What we see is that prior to the homoclinic in the DRS the dynamics of both the DRS and full system tends toward the periodic solution that is present. As the DRS dynamics become homoclinic the full system dynamics collide with the position of where the folded saddle equilibrium would be; here is the point in which a folded homoclinic bifurcation takes place. Finally, as the DRS dynamics passes through the homoclinic bifurcation and the periodic solution disappears, the full system dynamics begins exhibiting bursting behavior. Further ‘collisions’ of these bursting solutions with the folded saddle results in further folded homoclinic bifurcations resulting in a spike added to the burst each time.

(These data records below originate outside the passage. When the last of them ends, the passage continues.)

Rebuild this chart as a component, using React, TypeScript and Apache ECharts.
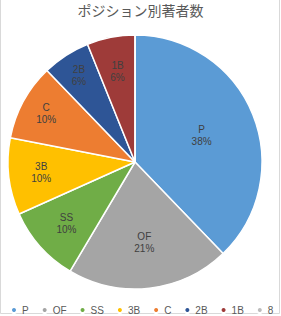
import React, { useEffect, useRef } from "react";
import * as echarts from "echarts";

const categories = ["P", "OF", "SS", "3B", "C", "2B", "1B", "8"];
const values = [31, 17, 8, 8, 8, 5, 5, 0];
const colors = ["#5B9BD5", "#A5A5A5", "#70AD47", "#FFC000", "#ED7D31", "#2E5596", "#9E3B39", "#BDBDBD"];
const labelPush = [1.08, 1.22, 1.38, 1.42, 1.52, 1.55, 1.38, 1];
const titleText = "ポジション別著者数";

export default function App() {
  const ref = useRef<HTMLDivElement>(null);
  useEffect(() => {
    if (!ref.current) return;
    const chart = echarts.init(ref.current, null, { renderer: "svg" });
    const total = values.reduce((a, b) => a + b, 0);
    const cx = 135;
    const cy = 162;
    chart.setOption({
      animation: false,
      backgroundColor: "#ffffff",
      title: {
        text: titleText,
        left: "center",
        top: 3,
        padding: 0,
        textStyle: {
          fontFamily: "'Noto Sans CJK JP', sans-serif",
          fontSize: 14,
          fontWeight: "normal",
          color: "#595959",
        },
      },
      legend: {
        bottom: 1,
        left: 10,
        width: 271,
        padding: 0,
        icon: "circle",
        itemWidth: 6,
        itemHeight: 6,
        itemGap: 12,
        textStyle: {
          fontFamily: "'Liberation Sans', Arial, sans-serif",
          fontSize: 10,
          color: "#595959",
          padding: [0, 0, 0, 0],
        },
        data: categories,
      },
      graphic: [
        {
          type: "rect",
          silent: true,
          shape: { x: 0.5, y: -2, width: 279, height: 315.5 },
          style: { fill: "none", stroke: "#d9d9d9", lineWidth: 1 },
        },
      ],
      series: [
        {
          type: "pie",
          center: [cx, cy],
          radius: 127,
          startAngle: 90,
          clockwise: true,
          avoidLabelOverlap: false,
          itemStyle: { borderColor: "#ffffff", borderWidth: 1.5 },
          label: {
            show: true,
            position: "inside",
            fontFamily: "'Liberation Sans', Arial, sans-serif",
            fontSize: 10,
            lineHeight: 12,
            color: "#404040",
            formatter: (p: any) => `${p.name}\n${Math.round((p.value / total) * 100)}%`,
          },
          labelLayout: (p: any) => {
            const r = p.labelRect;
            const lx = r.x + r.width / 2;
            const ly = r.y + r.height / 2;
            const f = labelPush[p.dataIndex] ?? 1;
            return { x: cx + (lx - cx) * f, y: cy + (ly - cy) * f };
          },
          data: categories.map((c, i) => ({
            name: c,
            value: values[i],
            itemStyle: { color: colors[i] },
            label: values[i] === 0 ? { show: false } : undefined,
          })),
        },
      ],
    });
    return () => chart.dispose();
  }, []);
  return (
    <div
      ref={ref}
      style={{ position: "fixed", left: 0, top: 0, width: 281, height: 316 }}
    />
  );
}
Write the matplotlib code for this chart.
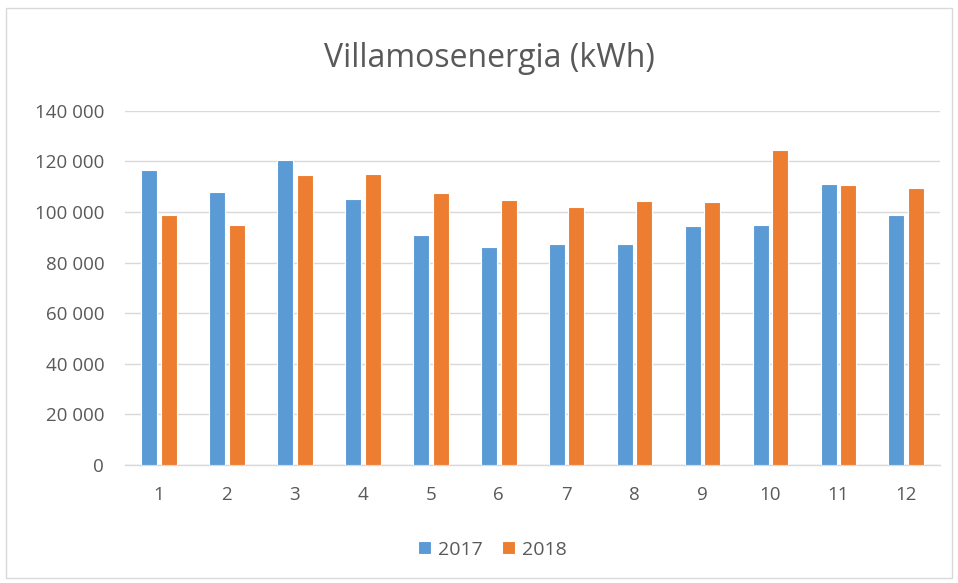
import matplotlib
matplotlib.use("Agg")
import matplotlib.pyplot as plt
from matplotlib.ticker import FuncFormatter
from matplotlib.patches import Rectangle
import numpy as np

months = ["1", "2", "3", "4", "5", "6", "7", "8", "9", "10", "11", "12"]
values_2017 = [116500, 107900, 120600, 105300, 90800, 86200, 87200, 87200, 94300, 94900, 110900, 98800]
values_2018 = [98800, 94900, 114400, 114900, 107300, 104900, 101800, 104300, 103900, 124600, 110500, 109400]
series_labels = ["2017", "2018"]
title = "Villamosenergia (kWh)"

plt.rcParams['font.family'] = ['Open Sans', 'DejaVu Sans']
text_color = "#595959"

fig = plt.figure(figsize=(9.58, 5.83), dpi=100)
fig.patches.append(Rectangle((0.006, 0.008), 0.988, 0.978, transform=fig.transFigure,
                             fill=False, edgecolor="#D9D9D9", linewidth=1.0))
ax = fig.add_axes([0.1305, 0.2024, 0.851, 0.6077])

x = np.arange(1, len(months) + 1)
w = 0.235
off = 0.145
ax.bar(x - off, values_2017, width=w, color="#5B9BD5", edgecolor="white", linewidth=0.8,
       label=series_labels[0], zorder=3)
ax.bar(x + off, values_2018, width=w, color="#ED7D31", edgecolor="white", linewidth=0.8,
       label=series_labels[1], zorder=3)

ax.set_xlim(0.5, 12.5)
ax.set_ylim(0, 140000)
ax.set_yticks(np.arange(0, 140001, 20000))
ax.yaxis.set_major_formatter(FuncFormatter(lambda v, p: f"{int(v):,}".replace(",", " ")))
ax.set_xticks(x)
ax.set_xticklabels(months)

ax.grid(axis="y", color="#D9D9D9", linewidth=1.0, zorder=0)
for s in ["top", "right", "left"]:
    ax.spines[s].set_visible(False)
ax.spines["bottom"].set_color("#D9D9D9")
ax.spines["bottom"].set_linewidth(1.0)
ax.tick_params(axis="both", length=0, labelsize=13.5, labelcolor=text_color)
ax.tick_params(axis="x", pad=15)
ax.tick_params(axis="y", pad=15)

fig.text(0.511, 0.900, title, ha="center", va="center", fontsize=23, color=text_color)

leg = fig.legend(loc="center", bbox_to_anchor=(0.514, 0.057), ncol=2, frameon=False,
                 fontsize=14, handlelength=0.65, handleheight=0.65, handletextpad=0.35,
                 columnspacing=1.0)
for t in leg.get_texts():
    t.set_color(text_color)

fig.savefig("out.png", dpi=100)
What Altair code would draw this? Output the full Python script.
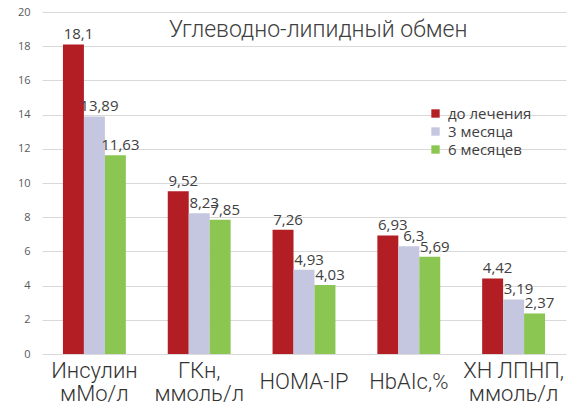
import altair as alt
import pandas as pd

# categories ('|' marks a line break in the axis label)
categories = ["Инсулин|мМо/л", "ГКн,|ммоль/л", "HOMA-IP", "HbAIc,%", "ХН ЛПНП,|ммоль/л"]
series = ["до лечения", "3 месяца", "6 месяцев"]
colors = ["#B21E23", "#C5C7E0", "#8BC653"]

before = [18.1, 9.52, 7.26, 6.93, 4.42]
month3 = [13.89, 8.23, 4.93, 6.3, 3.19]
month6 = [11.63, 7.85, 4.03, 5.69, 2.37]
y_ticks = list(range(0, 21, 2))

records = []
for s, vals in zip(series, [before, month3, month6]):
    for cat, v in zip(categories, vals):
        records.append({
            "cat": cat,
            "series": s,
            "value": v,
            "label": f"{v:g}".replace(".", ","),
        })
df = pd.DataFrame(records)
cat_df = pd.DataFrame({"cat": categories})

font = "Open Sans"
light_font = "Roboto"

x_enc = alt.X(
    "cat:N",
    sort=categories,
    title=None,
    scale=alt.Scale(paddingInner=0.4, paddingOuter=0.2),
    axis=alt.Axis(labels=False, ticks=False, domain=False, grid=False),
)

base = alt.Chart(df).encode(
    x=x_enc,
    xOffset=alt.XOffset("series:N", sort=series),
    y=alt.Y(
        "value:Q",
        title=None,
        scale=alt.Scale(domain=[0, 20], nice=False),
        axis=alt.Axis(
            values=y_ticks,
            labelFontSize=11,
            labelFont=font,
            labelColor="#595959",
            labelPadding=12,
            ticks=False,
            domain=False,
            gridColor="#D9D9D9",
        ),
    ),
)

bars = base.mark_bar().encode(
    color=alt.Color(
        "series:N",
        sort=series,
        scale=alt.Scale(domain=series, range=colors),
        legend=alt.Legend(
            title=None,
            orient="none",
            legendX=386,
            legendY=94,
            symbolType="square",
            symbolSize=70,
            symbolStrokeWidth=0,
            labelFontSize=15,
            labelFont=font,
            labelColor="#404040",
            rowPadding=2,
            labelOffset=5,
        ),
    )
)

text = base.mark_text(
    baseline="bottom",
    dy=-2,
    dx=5,
    fontSize=15,
    font=font,
    color="#404040",
).encode(text="label:N")

# category labels under the bars: two-line ones start higher so that
# single-line labels sit in the middle of the block
label_style = dict(
    fontSize=22,
    font=light_font,
    fontWeight=300,
    color="#333333",
    align="center",
    baseline="middle",
    lineBreak="|",
    lineHeight=23,
)
two_line = alt.Chart(cat_df).transform_filter(
    "indexof(datum.cat, '|') >= 0"
).mark_text(**label_style).encode(x=x_enc, y=alt.value(359), text="cat:N")

one_line = alt.Chart(cat_df).transform_filter(
    "indexof(datum.cat, '|') < 0"
).mark_text(**label_style).encode(x=x_enc, y=alt.value(370), text="cat:N")

title = alt.Chart(pd.DataFrame({"t": ["Углеводно-липидный обмен"]})).mark_text(
    fontSize=23,
    font=light_font,
    fontWeight=300,
    color="#404040",
    align="center",
    baseline="middle",
).encode(text="t:N", x=alt.value(276), y=alt.value(18))

chart = (
    alt.layer(bars, text, two_line, one_line, title)
    .properties(
        width=524,
        height=342,
        autosize=alt.AutoSizeParams(type="none"),
        padding={"left": 34, "top": 4, "right": 6, "bottom": 50},
        background="white",
    )
    .configure_view(stroke=None)
)

chart.save("out.html", embed_options={"renderer": "svg", "actions": False})
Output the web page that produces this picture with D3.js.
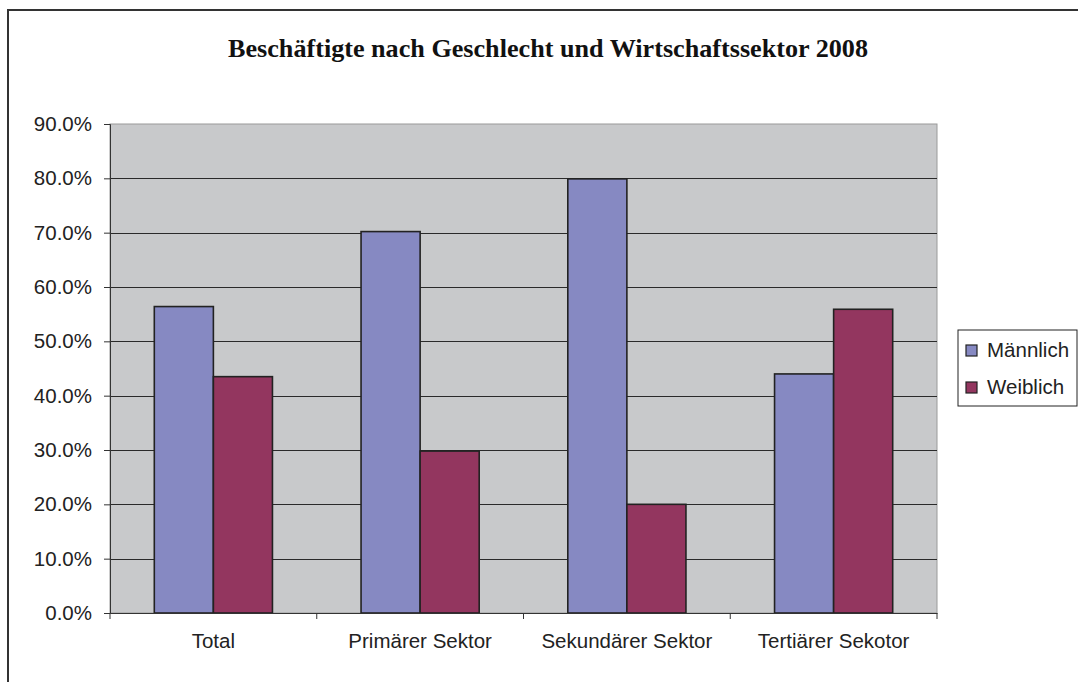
<!DOCTYPE html>
<html>
<head>
<meta charset="utf-8">
<script src="https://cdn.jsdelivr.net/npm/d3@7"></script>
<style>
  body { margin: 0; background: #fff; }
  svg { display: block; }
</style>
</head>
<body>
<div class="canva"></div>
<script>
// data
const categories = ["Total", "Primärer Sektor", "Sekundärer Sektor", "Tertiärer Sekotor"];
const seriesNames = ["Männlich", "Weiblich"];
const maleValues = [56.4, 70.2, 79.9, 44.0];
const femaleValues = [43.5, 29.8, 20.0, 55.9];
const yTicks = [0, 10, 20, 30, 40, 50, 60, 70, 80, 90];
const colors = ["#8689c2", "#93365f"];

const width = 1078, height = 682;
const plot = {left: 110, top: 124, right: 937, bottom: 613};
const labelFont = "'Liberation Sans', Arial, sans-serif";

const svg = d3.select(".canva").append("svg")
    .attr("width", width)
    .attr("height", height);

// outer chart border
svg.append("rect")
    .attr("x", 8).attr("y", 10)
    .attr("width", width + 10).attr("height", height + 10)
    .attr("fill", "none")
    .attr("stroke", "#333")
    .attr("stroke-width", 2);

// title
svg.append("text")
    .text("Beschäftigte nach Geschlecht und Wirtschaftssektor 2008")
    .attr("x", 548)
    .attr("y", 57)
    .attr("text-anchor", "middle")
    .attr("font-family", "'Liberation Serif', 'Times New Roman', serif")
    .attr("font-weight", "bold")
    .attr("font-size", 25)
    .attr("textLength", 640)
    .attr("lengthAdjust", "spacingAndGlyphs")
    .attr("fill", "#111");

const x0 = d3.scaleBand()
    .domain(categories)
    .range([plot.left, plot.right])
    .paddingInner(0)
    .paddingOuter(0);

// Excel gap width 150%
const x1 = d3.scaleBand()
    .domain(seriesNames)
    .range([0, x0.bandwidth()])
    .paddingInner(0)
    .paddingOuter(0.75);

const y = d3.scaleLinear()
    .domain([0, 90])
    .range([plot.bottom, plot.top]);

// plot area
svg.append("rect")
    .attr("x", plot.left).attr("y", plot.top)
    .attr("width", plot.right - plot.left)
    .attr("height", plot.bottom - plot.top)
    .attr("fill", "#c8c9cb")
    .attr("stroke", "#9a9a9a")
    .attr("stroke-width", 1);

// gridlines
svg.append("g")
    .selectAll("line")
    .data(yTicks.filter(d => d > 0 && d < 90))
    .join("line")
    .attr("x1", plot.left).attr("x2", plot.right)
    .attr("y1", d => Math.round(y(d)) + 0.5)
    .attr("y2", d => Math.round(y(d)) + 0.5)
    .attr("stroke", "#2a2a2a")
    .attr("stroke-width", 1);

// bars
const data = categories.map((c, i) => ({cat: c, vals: [maleValues[i], femaleValues[i]]}));
const groups = svg.append("g")
    .selectAll("g")
    .data(data)
    .join("g")
    .attr("transform", d => `translate(${x0(d.cat)},0)`);

groups.selectAll("rect")
    .data(d => d.vals.map((v, i) => ({name: seriesNames[i], v: v, i: i})))
    .join("rect")
    .attr("x", d => x1(d.name))
    .attr("y", d => y(d.v))
    .attr("width", x1.bandwidth())
    .attr("height", d => y(0) - y(d.v))
    .attr("fill", d => colors[d.i])
    .attr("stroke", "#222")
    .attr("stroke-width", 1.6);

// y axis
const yAxis = d3.axisLeft(y)
    .tickValues(yTicks)
    .tickSize(6)
    .tickFormat(d => d3.format(".1f")(d) + "%");

const yg = svg.append("g")
    .attr("transform", `translate(${plot.left},0)`)
    .call(yAxis);
yg.select(".domain").attr("stroke", "#333");
yg.selectAll(".tick line").attr("stroke", "#333");
yg.selectAll(".tick text")
    .attr("x", -18)
    .attr("font-family", labelFont)
    .attr("font-size", 20.5)
    .attr("fill", "#222");

// x axis
const xg = svg.append("g")
    .attr("transform", `translate(0,${plot.bottom})`)
    .call(d3.axisBottom(x0).tickSize(0).tickPadding(20));
xg.select(".domain").attr("stroke", "#333");
xg.selectAll(".tick text")
    .attr("font-family", labelFont)
    .attr("font-size", 20.5)
    .attr("fill", "#222");
xg.selectAll(".sep")
    .data(categories.concat(["end"]))
    .join("line")
    .attr("class", "sep")
    .attr("x1", (d, i) => i < categories.length ? x0(d) : plot.right)
    .attr("x2", (d, i) => i < categories.length ? x0(d) : plot.right)
    .attr("y1", 0).attr("y2", 6)
    .attr("stroke", "#333");

// legend
const legend = svg.append("g").attr("transform", "translate(958,330)");
legend.append("rect")
    .attr("width", 119).attr("height", 76)
    .attr("fill", "#fff")
    .attr("stroke", "#222")
    .attr("stroke-width", 1);
const items = legend.selectAll("g.item")
    .data(seriesNames)
    .join("g")
    .attr("class", "item")
    .attr("transform", (d, i) => `translate(8,${20 + i * 37})`);
items.append("rect")
    .attr("x", 0).attr("y", -5)
    .attr("width", 11).attr("height", 11)
    .attr("fill", (d, i) => colors[i])
    .attr("stroke", "#222")
    .attr("stroke-width", 1.2);
items.append("text")
    .text(d => d)
    .attr("x", 21)
    .attr("y", 0)
    .attr("dy", "0.35em")
    .attr("font-family", labelFont)
    .attr("font-size", 20.5)
    .attr("fill", "#222");
</script>
</body>
</html>
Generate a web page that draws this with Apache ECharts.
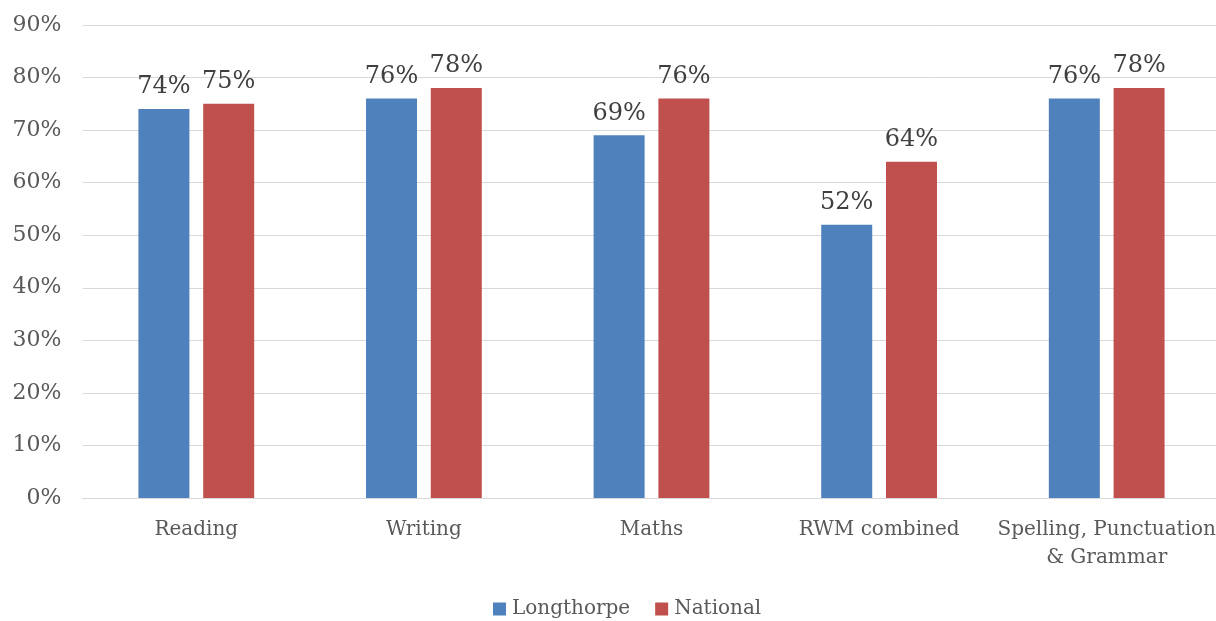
<!DOCTYPE html>
<html>
<head>
<meta charset="utf-8">
<script src="https://cdn.jsdelivr.net/npm/echarts@6/dist/echarts.min.js"></script>
<style>html,body{margin:0;padding:0;background:#fff;}#c{width:1216px;height:621px;}</style>
</head>
<body>
<div id="c"></div>
<script>
const categories = ['Reading', 'Writing', 'Maths', 'RWM combined', 'Spelling, Punctuation\n& Grammar'];
const longthorpe = [74, 76, 69, 52, 76];
const national = [75, 78, 76, 64, 78];
const yTicks = [0, 10, 20, 30, 40, 50, 60, 70, 80, 90];

const FONT = 'DejaVu Serif';
const chart = echarts.init(document.getElementById('c'));
const labelStyle = {
  show: true, position: 'top', distance: 10,
  formatter: p => p.value + '%',
  color: '#404040', fontFamily: FONT, fontSize: 24
};
chart.setOption({
  animation: false,
  textStyle: { fontFamily: FONT },
  grid: { left: 82.5, width: 1138, top: 25, height: 473, outerBoundsMode: 'none', containLabel: false },
  legend: {
    top: 594, left: 488,
    itemWidth: 13, itemHeight: 13, itemGap: 25,
    icon: 'rect',
    textStyle: { color: '#595959', fontFamily: FONT, fontSize: 20, padding: [0, 0, 0, 1] },
    data: ['Longthorpe', 'National']
  },
  xAxis: {
    type: 'category', data: categories,
    axisLine: { lineStyle: { color: '#D9D9D9', width: 1 } },
    axisTick: { show: false },
    axisLabel: { color: '#595959', fontFamily: FONT, fontSize: 20, margin: 18, lineHeight: 28, interval: 0 }
  },
  yAxis: {
    type: 'value', min: 0, max: 90, interval: 10,
    axisLabel: { formatter: v => yTicks.includes(v) ? v + '%' : '', color: '#595959', fontFamily: FONT, fontSize: 22, margin: 21 },
    axisLine: { show: false }, axisTick: { show: false },
    splitLine: { lineStyle: { color: '#D9D9D9', width: 1 } }
  },
  series: [
    { name: 'Longthorpe', type: 'bar', data: longthorpe, barWidth: 51, barGap: '27%',
      itemStyle: { color: '#4F81BD' }, label: labelStyle },
    { name: 'National', type: 'bar', data: national, barWidth: 51, barGap: '27%',
      itemStyle: { color: '#C0504D' }, label: labelStyle }
  ]
});
</script>
</body>
</html>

Currently, I am working on developing a return map for a generic folded homoclinic bifurcation. This involves a blow-up analysis of the folded saddle point in the full system to find a local part. I will then consider a global part for the map to help understand the differences in spiking behavior of the systems with an observed folded homoclinic bifurcation, to determine how much of these differences are due to the global features of the model’s geometry versus the local interaction of the limit cycle with the folded saddle.
References
[1] Desroches, M., Krupa, M., and Rodrigues, S. (2016). Spike-adding in parabolic bursters: the role of folded-saddle canards. Physica D: Nonlinear Phenomena, 331, pp. 58–70.
[2] Desroches, M., and Kirk, V. (2018). Spike-adding in a canonical three time-scale model: superslow explosion and folded-saddle canards. SIAM Journal on Applied Dynamical Systems, 17(3), pp. 1989–2017.